-- Begin --

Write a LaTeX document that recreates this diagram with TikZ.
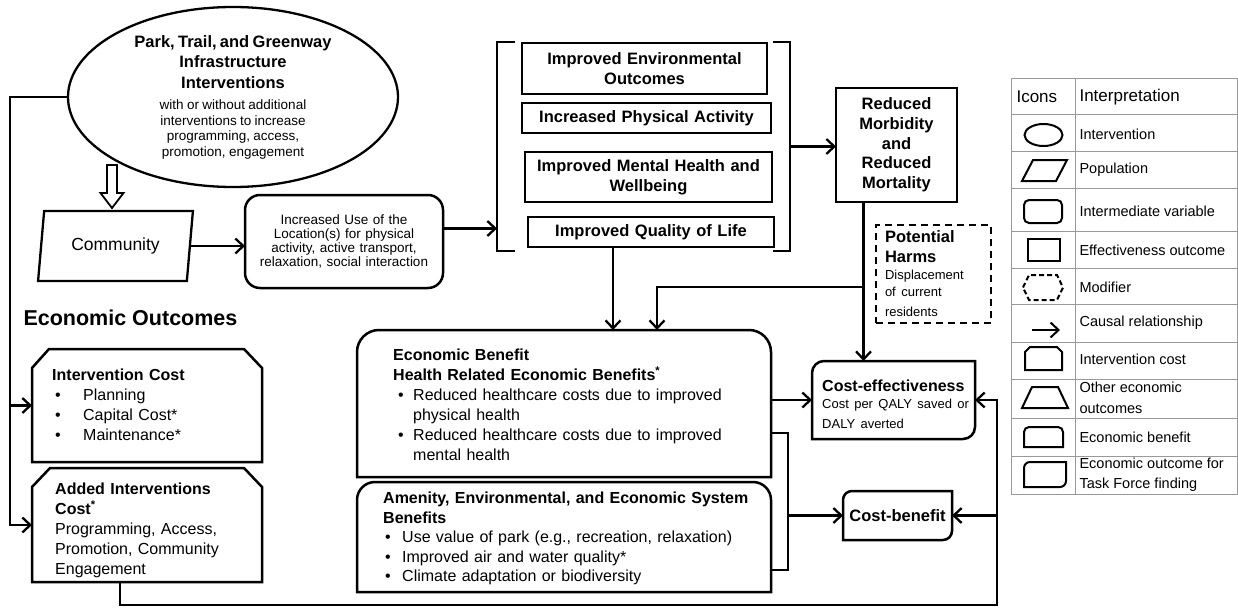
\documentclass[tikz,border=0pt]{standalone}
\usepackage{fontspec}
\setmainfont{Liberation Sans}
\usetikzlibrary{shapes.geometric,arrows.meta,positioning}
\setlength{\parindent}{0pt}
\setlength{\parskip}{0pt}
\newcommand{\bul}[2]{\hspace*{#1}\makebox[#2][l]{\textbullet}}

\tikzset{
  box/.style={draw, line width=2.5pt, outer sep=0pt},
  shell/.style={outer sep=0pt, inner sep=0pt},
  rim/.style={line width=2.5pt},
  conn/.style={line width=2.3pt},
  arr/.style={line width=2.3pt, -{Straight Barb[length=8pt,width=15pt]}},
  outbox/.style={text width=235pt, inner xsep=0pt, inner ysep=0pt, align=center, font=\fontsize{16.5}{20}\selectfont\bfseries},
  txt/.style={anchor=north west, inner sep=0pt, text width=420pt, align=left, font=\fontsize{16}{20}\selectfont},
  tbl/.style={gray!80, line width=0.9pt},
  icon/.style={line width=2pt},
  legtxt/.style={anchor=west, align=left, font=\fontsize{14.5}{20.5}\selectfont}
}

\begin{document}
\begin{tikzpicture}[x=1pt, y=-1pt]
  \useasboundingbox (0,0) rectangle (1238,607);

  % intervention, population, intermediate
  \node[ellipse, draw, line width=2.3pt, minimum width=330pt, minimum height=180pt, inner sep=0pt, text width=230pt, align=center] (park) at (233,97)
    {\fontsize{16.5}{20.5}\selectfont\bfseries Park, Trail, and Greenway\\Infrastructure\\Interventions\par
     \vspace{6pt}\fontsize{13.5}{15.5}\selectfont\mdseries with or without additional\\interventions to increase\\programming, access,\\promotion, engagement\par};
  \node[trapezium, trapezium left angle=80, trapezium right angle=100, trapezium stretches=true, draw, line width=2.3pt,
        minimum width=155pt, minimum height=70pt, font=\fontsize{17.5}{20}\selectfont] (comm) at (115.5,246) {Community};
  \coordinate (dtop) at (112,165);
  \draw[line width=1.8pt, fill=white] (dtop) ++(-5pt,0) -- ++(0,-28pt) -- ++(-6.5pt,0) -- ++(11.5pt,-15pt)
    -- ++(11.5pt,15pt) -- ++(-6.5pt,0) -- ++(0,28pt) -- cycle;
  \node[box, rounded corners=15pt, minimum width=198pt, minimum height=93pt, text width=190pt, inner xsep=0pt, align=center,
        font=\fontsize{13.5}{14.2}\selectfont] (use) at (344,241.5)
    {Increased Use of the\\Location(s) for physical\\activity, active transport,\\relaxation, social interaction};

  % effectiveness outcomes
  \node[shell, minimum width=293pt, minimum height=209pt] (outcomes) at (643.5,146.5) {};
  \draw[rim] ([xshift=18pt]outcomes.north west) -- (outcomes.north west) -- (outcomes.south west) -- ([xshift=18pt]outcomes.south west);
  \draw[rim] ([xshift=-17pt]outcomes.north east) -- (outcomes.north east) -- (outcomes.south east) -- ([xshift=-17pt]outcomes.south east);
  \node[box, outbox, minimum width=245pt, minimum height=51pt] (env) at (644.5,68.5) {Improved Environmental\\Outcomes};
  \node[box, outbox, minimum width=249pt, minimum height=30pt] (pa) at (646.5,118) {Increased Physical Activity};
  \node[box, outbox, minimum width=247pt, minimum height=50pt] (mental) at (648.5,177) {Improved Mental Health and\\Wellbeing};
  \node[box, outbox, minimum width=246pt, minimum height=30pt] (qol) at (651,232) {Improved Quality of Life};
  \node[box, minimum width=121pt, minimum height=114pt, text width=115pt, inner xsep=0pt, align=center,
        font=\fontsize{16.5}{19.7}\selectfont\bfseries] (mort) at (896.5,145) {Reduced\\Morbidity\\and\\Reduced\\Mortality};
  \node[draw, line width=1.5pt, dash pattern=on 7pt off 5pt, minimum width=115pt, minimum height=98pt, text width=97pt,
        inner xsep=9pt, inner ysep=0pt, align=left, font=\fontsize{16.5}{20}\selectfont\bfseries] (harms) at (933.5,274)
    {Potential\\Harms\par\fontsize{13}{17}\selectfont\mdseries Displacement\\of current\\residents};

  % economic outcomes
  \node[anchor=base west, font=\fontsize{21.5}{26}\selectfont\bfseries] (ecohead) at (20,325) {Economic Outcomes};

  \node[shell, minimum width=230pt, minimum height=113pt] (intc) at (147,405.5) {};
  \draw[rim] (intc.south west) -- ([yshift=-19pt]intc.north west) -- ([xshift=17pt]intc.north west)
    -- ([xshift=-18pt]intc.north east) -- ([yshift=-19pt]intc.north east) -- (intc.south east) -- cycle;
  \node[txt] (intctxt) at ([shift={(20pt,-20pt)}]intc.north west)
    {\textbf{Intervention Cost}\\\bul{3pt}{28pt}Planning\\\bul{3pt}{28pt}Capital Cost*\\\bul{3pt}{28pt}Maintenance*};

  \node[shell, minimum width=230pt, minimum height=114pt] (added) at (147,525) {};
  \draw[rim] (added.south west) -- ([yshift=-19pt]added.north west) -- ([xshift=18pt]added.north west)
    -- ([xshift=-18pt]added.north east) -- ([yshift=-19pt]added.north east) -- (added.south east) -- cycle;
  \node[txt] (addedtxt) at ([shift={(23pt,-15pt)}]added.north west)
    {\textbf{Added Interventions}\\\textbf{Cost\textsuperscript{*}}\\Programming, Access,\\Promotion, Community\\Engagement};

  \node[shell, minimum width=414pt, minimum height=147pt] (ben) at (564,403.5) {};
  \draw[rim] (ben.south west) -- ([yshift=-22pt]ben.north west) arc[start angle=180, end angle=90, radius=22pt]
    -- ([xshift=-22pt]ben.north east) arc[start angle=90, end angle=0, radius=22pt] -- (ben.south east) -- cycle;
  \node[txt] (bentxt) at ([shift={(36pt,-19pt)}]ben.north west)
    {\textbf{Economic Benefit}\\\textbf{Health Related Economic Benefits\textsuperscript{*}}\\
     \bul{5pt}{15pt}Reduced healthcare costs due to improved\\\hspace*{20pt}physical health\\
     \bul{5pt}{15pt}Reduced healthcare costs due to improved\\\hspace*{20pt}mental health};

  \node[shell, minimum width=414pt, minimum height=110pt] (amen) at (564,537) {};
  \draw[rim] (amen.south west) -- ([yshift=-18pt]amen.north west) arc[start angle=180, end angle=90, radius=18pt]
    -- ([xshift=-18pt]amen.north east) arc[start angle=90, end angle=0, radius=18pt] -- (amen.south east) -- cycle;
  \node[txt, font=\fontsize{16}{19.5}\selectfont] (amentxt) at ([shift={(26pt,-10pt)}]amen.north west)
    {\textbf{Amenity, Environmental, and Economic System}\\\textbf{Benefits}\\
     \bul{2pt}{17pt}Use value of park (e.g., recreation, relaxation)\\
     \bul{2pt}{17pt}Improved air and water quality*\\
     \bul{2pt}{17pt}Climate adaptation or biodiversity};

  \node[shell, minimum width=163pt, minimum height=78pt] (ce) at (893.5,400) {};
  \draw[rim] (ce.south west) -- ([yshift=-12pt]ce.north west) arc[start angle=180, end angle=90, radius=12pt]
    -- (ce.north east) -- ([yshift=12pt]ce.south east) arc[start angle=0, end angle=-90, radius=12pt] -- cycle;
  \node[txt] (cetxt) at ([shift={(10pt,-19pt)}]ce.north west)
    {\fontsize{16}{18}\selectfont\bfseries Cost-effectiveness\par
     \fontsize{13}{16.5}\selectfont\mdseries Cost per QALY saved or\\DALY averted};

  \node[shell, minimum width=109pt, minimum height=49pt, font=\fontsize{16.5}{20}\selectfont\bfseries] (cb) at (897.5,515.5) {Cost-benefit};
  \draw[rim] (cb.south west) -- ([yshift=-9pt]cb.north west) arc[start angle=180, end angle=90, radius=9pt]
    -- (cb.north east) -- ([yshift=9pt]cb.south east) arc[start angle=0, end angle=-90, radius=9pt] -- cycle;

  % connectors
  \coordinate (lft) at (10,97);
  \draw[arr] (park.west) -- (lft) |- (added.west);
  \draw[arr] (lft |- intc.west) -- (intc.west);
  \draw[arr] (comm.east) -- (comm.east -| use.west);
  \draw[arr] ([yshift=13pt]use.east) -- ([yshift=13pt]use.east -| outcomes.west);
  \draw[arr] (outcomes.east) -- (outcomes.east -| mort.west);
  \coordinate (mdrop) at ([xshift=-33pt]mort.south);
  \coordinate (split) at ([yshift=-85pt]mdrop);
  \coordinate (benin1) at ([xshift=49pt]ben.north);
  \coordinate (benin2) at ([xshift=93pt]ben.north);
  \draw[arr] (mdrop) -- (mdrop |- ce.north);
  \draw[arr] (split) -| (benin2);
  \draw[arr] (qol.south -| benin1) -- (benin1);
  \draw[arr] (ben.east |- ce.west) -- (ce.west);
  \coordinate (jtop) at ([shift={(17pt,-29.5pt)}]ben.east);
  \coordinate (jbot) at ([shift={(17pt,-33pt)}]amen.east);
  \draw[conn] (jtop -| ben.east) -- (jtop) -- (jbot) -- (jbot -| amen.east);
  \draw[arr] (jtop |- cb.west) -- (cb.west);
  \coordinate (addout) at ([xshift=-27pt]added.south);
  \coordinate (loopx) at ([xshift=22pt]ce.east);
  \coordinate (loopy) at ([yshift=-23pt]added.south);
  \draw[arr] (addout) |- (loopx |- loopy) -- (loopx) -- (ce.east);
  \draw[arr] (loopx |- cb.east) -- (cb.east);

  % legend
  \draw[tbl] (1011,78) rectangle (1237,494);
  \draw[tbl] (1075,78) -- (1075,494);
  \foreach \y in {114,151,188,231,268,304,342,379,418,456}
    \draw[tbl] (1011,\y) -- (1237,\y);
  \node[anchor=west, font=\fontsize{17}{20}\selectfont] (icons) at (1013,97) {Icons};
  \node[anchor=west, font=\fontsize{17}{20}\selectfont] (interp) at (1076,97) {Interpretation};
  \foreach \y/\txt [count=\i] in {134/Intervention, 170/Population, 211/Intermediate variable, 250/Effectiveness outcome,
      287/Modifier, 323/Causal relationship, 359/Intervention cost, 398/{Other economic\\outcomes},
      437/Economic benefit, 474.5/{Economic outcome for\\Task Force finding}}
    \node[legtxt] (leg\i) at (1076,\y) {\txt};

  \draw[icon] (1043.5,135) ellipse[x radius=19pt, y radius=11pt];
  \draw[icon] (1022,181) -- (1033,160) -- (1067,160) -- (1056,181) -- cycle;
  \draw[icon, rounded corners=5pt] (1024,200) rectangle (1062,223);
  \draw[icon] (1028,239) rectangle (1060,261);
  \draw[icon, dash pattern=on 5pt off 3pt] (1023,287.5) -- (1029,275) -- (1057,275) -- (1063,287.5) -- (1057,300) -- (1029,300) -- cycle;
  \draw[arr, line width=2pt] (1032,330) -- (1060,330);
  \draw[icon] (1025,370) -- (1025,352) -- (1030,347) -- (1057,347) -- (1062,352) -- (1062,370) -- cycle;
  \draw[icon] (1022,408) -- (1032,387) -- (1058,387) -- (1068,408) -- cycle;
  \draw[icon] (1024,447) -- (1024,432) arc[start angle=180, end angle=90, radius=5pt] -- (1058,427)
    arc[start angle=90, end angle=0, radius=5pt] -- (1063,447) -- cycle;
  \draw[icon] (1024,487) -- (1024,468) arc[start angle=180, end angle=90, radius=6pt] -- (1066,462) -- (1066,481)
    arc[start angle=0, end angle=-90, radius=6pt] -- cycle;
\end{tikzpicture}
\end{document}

-- End --

Repeat only the lines from the beginning of the material through the line containing "(0,0) rectangle (1238,607);", both ends kept, leaving pictures out.

TASK RESPONSE:
Write a LaTeX document that recreates this diagram with TikZ.
\documentclass[tikz,border=0pt]{standalone}
\usepackage{fontspec}
\setmainfont{Liberation Sans}
\usetikzlibrary{shapes.geometric,arrows.meta,positioning}
\setlength{\parindent}{0pt}
\setlength{\parskip}{0pt}
\newcommand{\bul}[2]{\hspace*{#1}\makebox[#2][l]{\textbullet}}

\tikzset{
  box/.style={draw, line width=2.5pt, outer sep=0pt},
  shell/.style={outer sep=0pt, inner sep=0pt},
  rim/.style={line width=2.5pt},
  conn/.style={line width=2.3pt},
  arr/.style={line width=2.3pt, -{Straight Barb[length=8pt,width=15pt]}},
  outbox/.style={text width=235pt, inner xsep=0pt, inner ysep=0pt, align=center, font=\fontsize{16.5}{20}\selectfont\bfseries},
  txt/.style={anchor=north west, inner sep=0pt, text width=420pt, align=left, font=\fontsize{16}{20}\selectfont},
  tbl/.style={gray!80, line width=0.9pt},
  icon/.style={line width=2pt},
  legtxt/.style={anchor=west, align=left, font=\fontsize{14.5}{20.5}\selectfont}
}

\begin{document}
\begin{tikzpicture}[x=1pt, y=-1pt]
  \useasboundingbox (0,0) rectangle (1238,607);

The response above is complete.